OBVIOUSLY UK TRAIN company Web Sites have been suffering from the wrong kind of traffic on the lines - plenty of it. South West Trains' site was down yesterday and things aren't much better today.
With the South West side of Greater London particularly badly hit by adverse weather conditions (technically known as snow), rail web sites have been bombarded with hits.
According to reports, the South West Trains site had a warning yesterday morning that said, 'Sorry, our website is temporarily unavailable due to heavy site traffic, leading to technical difficulties'.
Late last night the UK's national railways web site operated by National Rail was advising potential travellers to forget about travelling today (3rd February) on services operated by South West.
However, there was a glimmer of hope that trains operated by Southern trains might run every hour. Especially since the National Rail site operates a live departures board service which provides real-time information.
The INQ attempted to track a possible train via the live departures service and even selected the 'refresh automatically' option. Sadly this service fell over, too.

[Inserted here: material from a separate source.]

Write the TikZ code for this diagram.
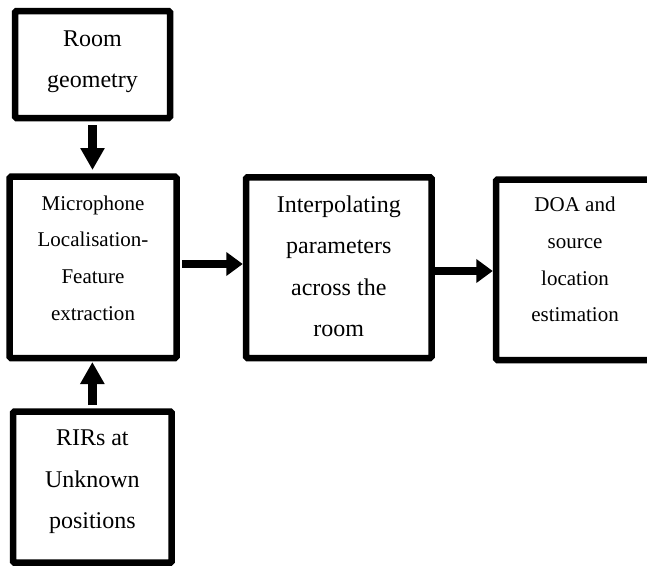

The obvious alternative was to request SMS (text) updates from the Train Tracker service. Despite successfully registering two different handsets with Train Tracker, no text messages have arrived so far.
It appears that National Rail's data services require the IT equivalent of a snowplough to get themselves back up to speed again. µ
The highways agency link to show you the state of the motorways links to
traffic-england.co.uk
If you try and look up the stae of say the m5 in the south all you get is box telling you
"Due to high demand the map is currently disabled, we are sorry for the inconvenience. "
This seems to be a permanent message too
here 'tis
http://www.traffic-england.co.uk/
I spoke to Natwest on the phone to try to find a branch open, and the lady tried phoning a few. Each time no one answered the phone she said that it could be they were short staffed and not answering the phone, or the branch was closed. I asked that shouldn't she know if the branch was open or closed, she said they didn't know.
Local branch had a note up on the window saying "due to unforeseen circumstances we will be closed until further notice". Lol. The circumstances are called "snow". It was forcast so it's not unforeseen. And "until further notice", why don't you just say until tomorrow?
Could I politely suggest http://uktrains.pbwiki.com (wot I made) which supplied BBC and crowd-sourced travel news via Twitter throughout the disruption (and is still doing it) and stayed up throughout.
What the hell ?
I would have never have thought just a few inches of snow and it shuts down a good portion of the country.
Our neighborhood has 6-7 foot high snow banks eh! just grab a shovel and start digging out.